Hard work drives intelligence to success

While intelligence enables people to get ahead in life, it is hard work that delivers them on the path of success, Governor General Sir Jerry Mateparae has said.

“Genius is less about inspired flashes of insight and more about hard work and perseverance,” he said addressing the winners of the ‘National School and Science and Technology Awards,’ also known as ‘Realise the Dream Awards’ at the Government House in Wellington recently.

The Awards acknowledge and celebrate New Zealand’s finest examples of science and research or technological development undertaken by secondary school students. The Award Scheme is an integral part of the celebration of science and technology excellence in the country.

‘Realise the Dream’ is the culmination of programmes and competitions including regional Science and Technology Fairs, EITTO Bright Sparks and Crest. Teachers nominate their students based on the excellence they achieve in their work.

Youth Awards

Sir Jerry said ‘Realise the Dream’ are national awards for the young researchers of tomorrow.

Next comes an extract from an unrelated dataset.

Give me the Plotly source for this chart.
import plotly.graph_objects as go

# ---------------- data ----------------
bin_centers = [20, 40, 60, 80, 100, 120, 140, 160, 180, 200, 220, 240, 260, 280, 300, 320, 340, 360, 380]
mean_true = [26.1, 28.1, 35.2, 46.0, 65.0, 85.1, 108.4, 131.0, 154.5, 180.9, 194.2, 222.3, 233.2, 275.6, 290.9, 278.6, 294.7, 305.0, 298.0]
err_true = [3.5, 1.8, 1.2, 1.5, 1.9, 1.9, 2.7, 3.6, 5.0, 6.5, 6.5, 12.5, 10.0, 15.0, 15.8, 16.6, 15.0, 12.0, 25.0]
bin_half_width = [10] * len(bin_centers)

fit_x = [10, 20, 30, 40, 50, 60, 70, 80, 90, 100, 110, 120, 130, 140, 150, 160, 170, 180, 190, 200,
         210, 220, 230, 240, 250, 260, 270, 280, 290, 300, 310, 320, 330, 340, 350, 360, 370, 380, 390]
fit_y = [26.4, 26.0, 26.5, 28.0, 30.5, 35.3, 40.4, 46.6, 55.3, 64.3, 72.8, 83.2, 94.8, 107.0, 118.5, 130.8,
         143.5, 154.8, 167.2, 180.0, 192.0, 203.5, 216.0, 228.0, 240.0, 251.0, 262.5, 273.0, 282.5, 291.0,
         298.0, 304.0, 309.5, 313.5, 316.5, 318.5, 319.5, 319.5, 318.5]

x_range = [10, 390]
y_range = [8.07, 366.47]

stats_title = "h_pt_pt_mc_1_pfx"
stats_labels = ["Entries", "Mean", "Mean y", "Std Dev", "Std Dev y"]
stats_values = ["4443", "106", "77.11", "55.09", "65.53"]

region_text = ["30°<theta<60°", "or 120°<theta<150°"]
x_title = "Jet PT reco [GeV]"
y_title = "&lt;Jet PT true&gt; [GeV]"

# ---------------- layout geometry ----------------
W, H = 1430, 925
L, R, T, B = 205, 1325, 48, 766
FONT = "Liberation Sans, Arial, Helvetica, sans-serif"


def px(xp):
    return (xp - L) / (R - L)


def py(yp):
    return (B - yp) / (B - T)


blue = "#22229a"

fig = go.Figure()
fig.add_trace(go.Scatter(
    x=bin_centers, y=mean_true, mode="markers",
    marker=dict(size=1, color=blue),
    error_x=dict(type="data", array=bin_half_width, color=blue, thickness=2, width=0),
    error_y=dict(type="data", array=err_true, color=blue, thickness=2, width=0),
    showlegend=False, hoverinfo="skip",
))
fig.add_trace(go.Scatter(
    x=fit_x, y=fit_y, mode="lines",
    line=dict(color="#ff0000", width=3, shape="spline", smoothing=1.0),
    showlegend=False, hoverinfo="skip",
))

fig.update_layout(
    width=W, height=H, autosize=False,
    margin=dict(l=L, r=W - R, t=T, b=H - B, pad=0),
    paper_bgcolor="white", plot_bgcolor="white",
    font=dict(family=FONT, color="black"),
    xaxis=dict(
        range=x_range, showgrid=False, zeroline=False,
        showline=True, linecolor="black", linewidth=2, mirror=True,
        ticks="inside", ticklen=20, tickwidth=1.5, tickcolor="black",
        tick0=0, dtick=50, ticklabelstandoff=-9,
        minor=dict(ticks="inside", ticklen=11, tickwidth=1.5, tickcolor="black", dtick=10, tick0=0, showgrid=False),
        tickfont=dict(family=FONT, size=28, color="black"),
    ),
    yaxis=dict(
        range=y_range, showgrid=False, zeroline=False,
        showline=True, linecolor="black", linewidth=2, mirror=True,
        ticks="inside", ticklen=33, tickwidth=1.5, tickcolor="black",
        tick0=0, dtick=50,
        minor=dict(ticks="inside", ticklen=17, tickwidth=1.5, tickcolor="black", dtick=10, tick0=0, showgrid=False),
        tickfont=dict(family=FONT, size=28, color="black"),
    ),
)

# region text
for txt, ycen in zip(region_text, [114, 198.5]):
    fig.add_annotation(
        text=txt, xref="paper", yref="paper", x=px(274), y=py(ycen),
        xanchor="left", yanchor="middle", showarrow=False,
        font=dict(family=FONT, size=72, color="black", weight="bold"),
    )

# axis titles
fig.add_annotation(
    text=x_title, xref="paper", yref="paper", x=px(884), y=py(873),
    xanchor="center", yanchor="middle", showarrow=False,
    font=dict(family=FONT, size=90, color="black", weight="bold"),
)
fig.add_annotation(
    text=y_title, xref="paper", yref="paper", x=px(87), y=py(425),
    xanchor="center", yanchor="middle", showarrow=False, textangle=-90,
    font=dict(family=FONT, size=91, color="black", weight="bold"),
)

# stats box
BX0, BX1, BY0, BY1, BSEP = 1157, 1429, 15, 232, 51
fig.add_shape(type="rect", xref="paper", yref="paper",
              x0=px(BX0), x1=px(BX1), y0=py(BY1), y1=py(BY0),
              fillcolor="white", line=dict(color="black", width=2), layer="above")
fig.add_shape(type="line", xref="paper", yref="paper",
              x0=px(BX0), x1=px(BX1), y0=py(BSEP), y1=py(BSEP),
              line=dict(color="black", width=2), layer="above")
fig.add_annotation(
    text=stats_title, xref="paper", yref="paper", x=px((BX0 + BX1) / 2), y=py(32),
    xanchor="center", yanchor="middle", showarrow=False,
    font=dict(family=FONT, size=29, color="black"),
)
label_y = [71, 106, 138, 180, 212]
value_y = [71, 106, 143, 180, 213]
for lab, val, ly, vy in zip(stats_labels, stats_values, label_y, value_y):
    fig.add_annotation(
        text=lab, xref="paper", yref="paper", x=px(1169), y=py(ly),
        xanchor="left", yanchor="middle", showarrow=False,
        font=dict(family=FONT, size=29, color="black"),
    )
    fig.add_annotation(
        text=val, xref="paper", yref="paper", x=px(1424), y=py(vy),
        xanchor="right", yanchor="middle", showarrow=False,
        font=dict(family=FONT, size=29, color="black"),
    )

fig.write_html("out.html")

“All of you have carried out a remarkable amount of research. The diversity of projects and your ingenuity is outstanding. That some of your results are being investigated further by commercial partners or government agencies for potential real life application is evidence of the worth of your work,” he said.

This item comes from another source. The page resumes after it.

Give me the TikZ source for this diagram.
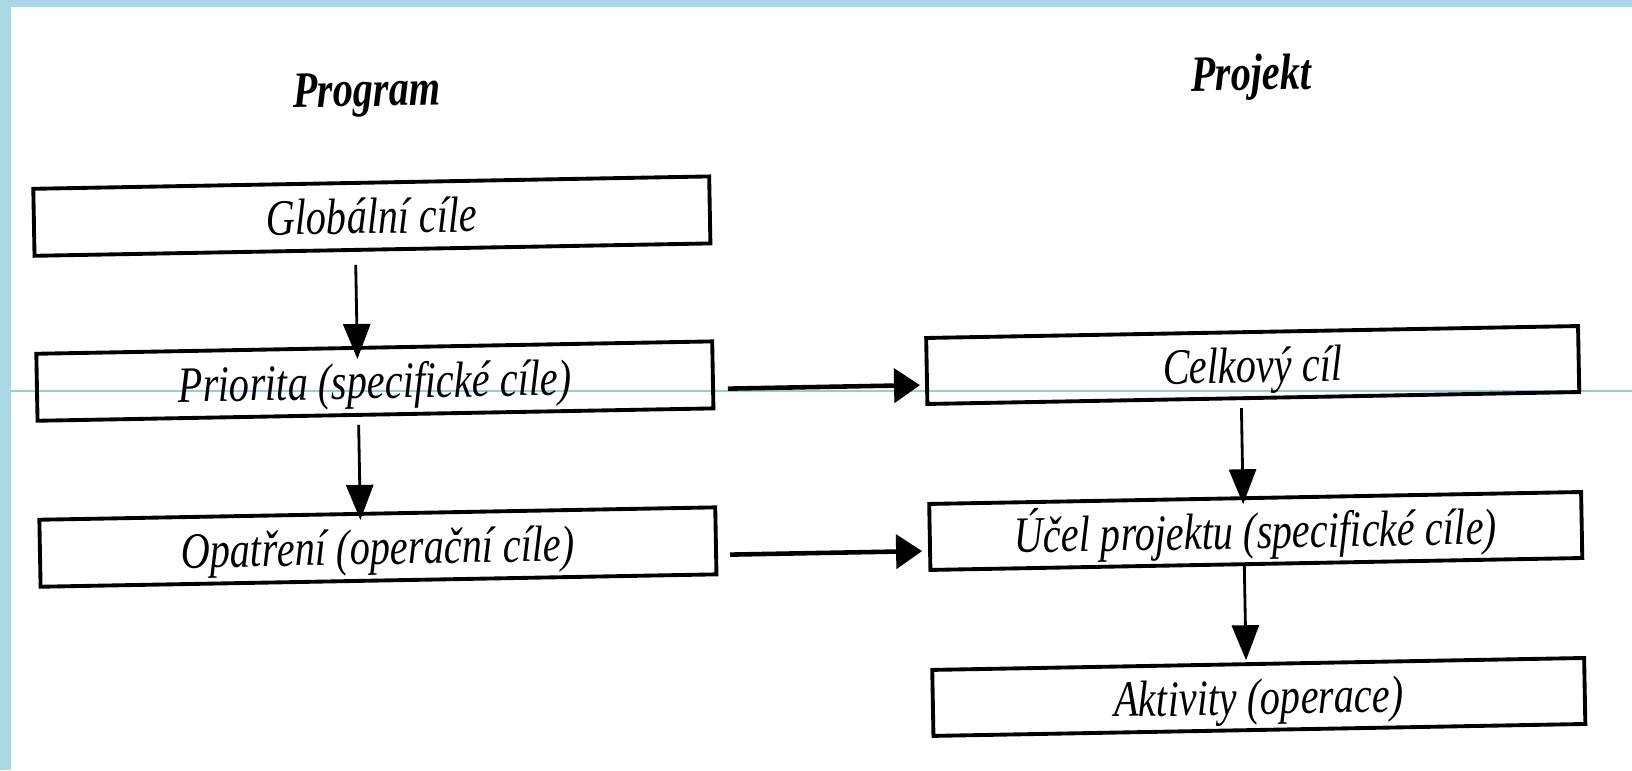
\documentclass[tikz,border=0pt]{standalone}
\usepackage{fontspec}
\setmainfont{Liberation Serif}[FakeStretch=0.79]
\usetikzlibrary{arrows.meta}
\definecolor{scanblue}{RGB}{168,216,228}
\definecolor{scanline}{RGB}{150,205,212}
\tikzset{
  box/.style={draw, line width=1.1pt, inner sep=0pt, minimum height=0.67cm,
    text height=12pt, text depth=2.1pt, font=\fontsize{14.5}{17}\selectfont\itshape},
  leftbox/.style={box, minimum width=6.76cm},
  rightbox/.style={box, minimum width=6.52cm, minimum height=0.66cm},
  heading/.style={anchor=base, font=\fontsize{14.5}{17}\selectfont\bfseries\itshape},
  downarrow/.style={-{Triangle[length=0.35cm,width=0.27cm]}, line width=0.8pt},
  sidearrow/.style={-{Triangle[length=0.26cm,width=0.34cm]}, line width=1.3pt},
}

\begin{document}
\begin{tikzpicture}
    \useasboundingbox (0,0) rectangle (16.32,7.70);
    \fill[white] (0,0) rectangle (16.32,7.70);
    % edge of the scanned page
    \fill[scanblue] (0,0) rectangle (0.11,7.70);
    \fill[scanblue] (0,7.63) rectangle (16.32,7.70);
    \draw[scanline, line width=0.3pt] (0.11,3.79) -- (16.32,3.79);

    \begin{scope}[rotate around={1.05:(8.16,3.85)}, transform shape]
        \node[heading] (prog) at (3.72,6.72) {Program};
        \node[heading] (proj) at (12.57,6.72) {Projekt};

        \node[leftbox] (glob) at (3.75,5.62) {Globální cíle};
        \node[leftbox] (prio) at (3.75,3.97) {Priorita (specifické cíle)};
        \node[leftbox] (opat) at (3.75,2.31) {Opatření (operační cíle)};

        \node[rightbox] (celk) at (12.53,3.97) {Celkový cíl};
        \node[rightbox] (ucel) at (12.53,2.31) {Účel projektu (specifické cíle)};
        \node[rightbox] (akti) at (12.53,0.65) {Aktivity (operace)};

        \draw[downarrow, shorten <=0.13cm, shorten >=-0.13cm] ([xshift=-0.17cm]glob.south) -- ([xshift=-0.17cm]prio.north);
        \draw[downarrow, shorten <=0.08cm, shorten >=-0.08cm] ([xshift=-0.17cm]prio.south) -- ([xshift=-0.17cm]opat.north);
        \draw[downarrow, shorten <=0.08cm, shorten >=-0.08cm] ([xshift=-0.12cm]celk.south) -- ([xshift=-0.12cm]ucel.north);
        \draw[downarrow, shorten >=0.02cm] ([xshift=-0.12cm]ucel.south) -- ([xshift=-0.12cm]akti.north);

        \draw[sidearrow, shorten <=0.13cm, shorten >=0.05cm] ([yshift=-0.14cm]prio.east) -- ([yshift=-0.14cm]celk.west);
        \draw[sidearrow, shorten <=0.12cm, shorten >=0.06cm] ([yshift=-0.14cm]opat.east) -- ([yshift=-0.14cm]ucel.west);
    \end{scope}
\end{tikzpicture}
\end{document}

Sir Jerry said he was sure that many participants and winners in the competition would have made personal discoveries about what it takes to succeed in science and life.

“Some might say that you are geniuses. Without doubt, you are intelligent, and yet there are many smart people in our world and not all of them have achieved in the way that you have. I am sure there would have been moments of intense frustration when initial plans or theories didn’t work as you had expected and had to be modified or re-worked,” he said.

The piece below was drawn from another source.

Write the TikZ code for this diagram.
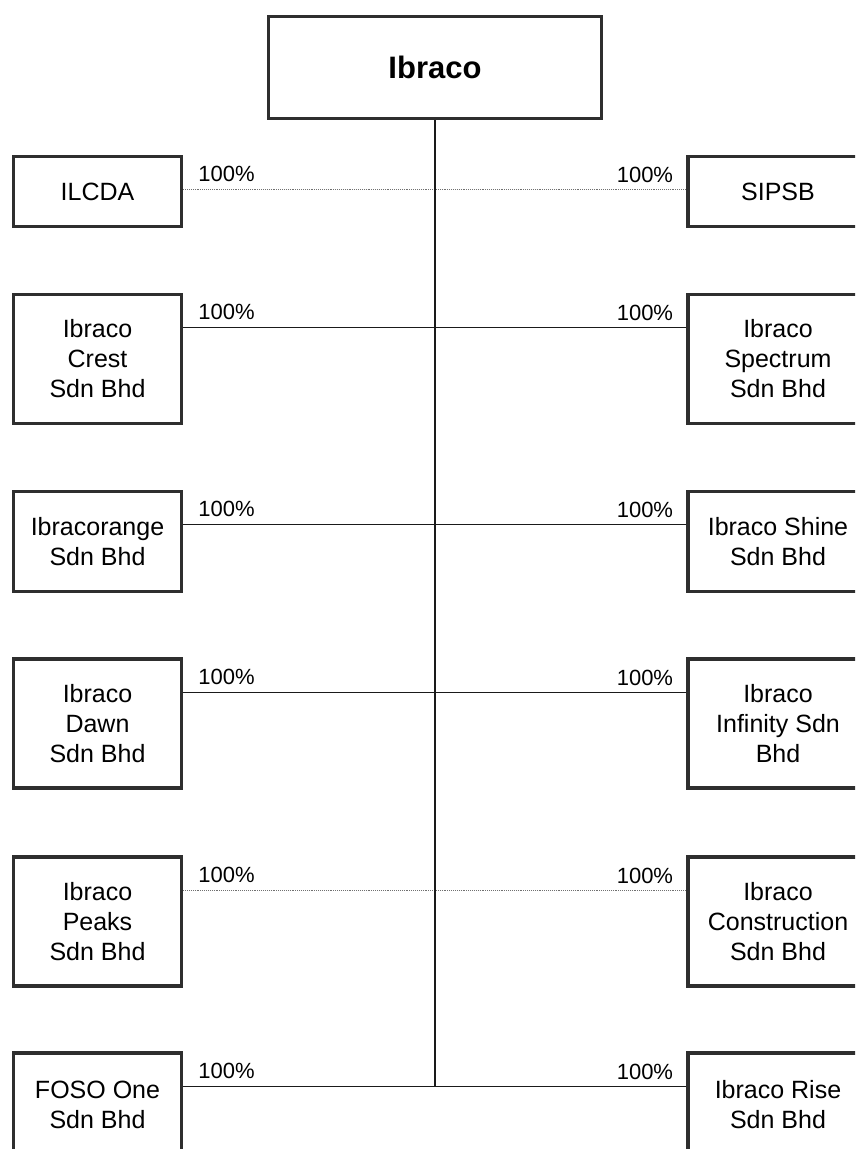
\documentclass[tikz,border=0pt]{standalone}
\usepackage{fontspec}
\setmainfont{Liberation Sans}
\usepackage{xcolor}
\usepackage{tikz}
\usetikzlibrary{positioning}
\definecolor{frame}{HTML}{2E2E2E}
\definecolor{wire}{HTML}{1A1A1A}
\definecolor{faint}{HTML}{707070}
\tikzset{
  top/.style={draw=frame, line width=3.5pt, minimum width=333pt, minimum height=102pt, font=\fontsize{31}{36}\selectfont\bfseries},
  sub/.style={draw=frame, line width=3.5pt, align=center, inner sep=0pt, font=\fontsize{25}{30}\selectfont},
  lsub/.style={sub, minimum width=168pt},
  rsub/.style={sub, minimum width=180pt},
  pct/.style={font=\fontsize{22}{26}\selectfont, inner sep=0pt},
  link/.style={draw=wire, line width=1pt},
  weak/.style={draw=faint, line width=0.9pt, densely dotted},
  trunk/.style={draw=wire, line width=2pt},
}
\begin{document}
\begin{tikzpicture}[x=1pt,y=-1pt]
  \useasboundingbox (0,0) rectangle (855,1149);
  \begin{scope}
  \clip (0,0) rectangle (855,1149);
  \node[top] (ibraco) at (435,67.5) {Ibraco};
  % left column
  \node[lsub, minimum height=70pt] (l1) at (97.5,191.5) {ILCDA};
  \node[lsub, minimum height=129pt] (l2) at (97.5,359) {Ibraco\\Crest\\Sdn Bhd};
  \node[lsub, minimum height=100pt] (l3) at (97.5,541.5) {Ibracorange\\Sdn Bhd};
  \node[lsub, minimum height=129pt] (l4) at (97.5,723.5) {Ibraco\\Dawn\\Sdn Bhd};
  \node[lsub, minimum height=129pt] (l5) at (97.5,921.5) {Ibraco\\Peaks\\Sdn Bhd};
  \node[lsub, minimum height=104pt] (l6) at (97.5,1105) {FOSO One\\Sdn Bhd};
  % right column
  \node[rsub, minimum height=70pt] (r1) at (778,191.5) {SIPSB};
  \node[rsub, minimum height=129pt] (r2) at (778,359) {Ibraco\\Spectrum\\Sdn Bhd};
  \node[rsub, minimum height=100pt] (r3) at (778,541.5) {Ibraco Shine\\Sdn Bhd};
  \node[rsub, minimum height=129pt] (r4) at (778,723.5) {Ibraco\\Infinity Sdn\\Bhd};
  \node[rsub, minimum height=129pt] (r5) at (778,921.5) {Ibraco\\Construction\\Sdn Bhd};
  \node[rsub, minimum height=104pt] (r6) at (778,1105) {Ibraco Rise\\Sdn Bhd};
  % links and shares
  \foreach \i in {1,...,6} {
    \coordinate (a\i) at ([yshift=-35pt]l\i.north east);
    \coordinate (b\i) at ([yshift=-35pt]r\i.north west);
    \node[pct, anchor=base west] (pl\i) at ([xshift=15pt,yshift=-27pt]l\i.north east) {100\%};
    \node[pct, anchor=base east] (pr\i) at ([xshift=-13pt,yshift=-28pt]r\i.north west) {100\%};
  }
  \draw[weak] (a1) -- (b1);
  \draw[link] (a2) -- (b2);
  \draw[link] (a3) -- (b3);
  \draw[link] (a4) -- (b4);
  \draw[weak] (a5) -- (b5);
  \draw[link] (a6) -- (b6);
  \draw[trunk] (ibraco.south) -- (ibraco.south |- a6);
  \end{scope}
\end{tikzpicture}
\end{document}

Among the winners was Shreya Handa, Year 13 student at Mt Roskill Grammar School in Auckland for her research of the effects of four parabens on the growth of melanoma cancer cells.

“I found that none of these parabens increased the growth of the cells, although there was an inhibitory growth in some trials. I therefore believe that for the present, cosmetics are safe to use,” she said.

The winners had opportunities to attend the annual New Zealand Science Fair, visit a number of places in North Island including Dairy NZ, Genesis Energy, Massey University, National Institute of Water and Atmospheric Research (NIWA) and the Liggins Institute.

“We were involved in a number of activities such as a challenging high ropes course at the Outdoor Pursuits Centre in Taupo and Bridge Walk at the Auckland Harbour,” Shreya said.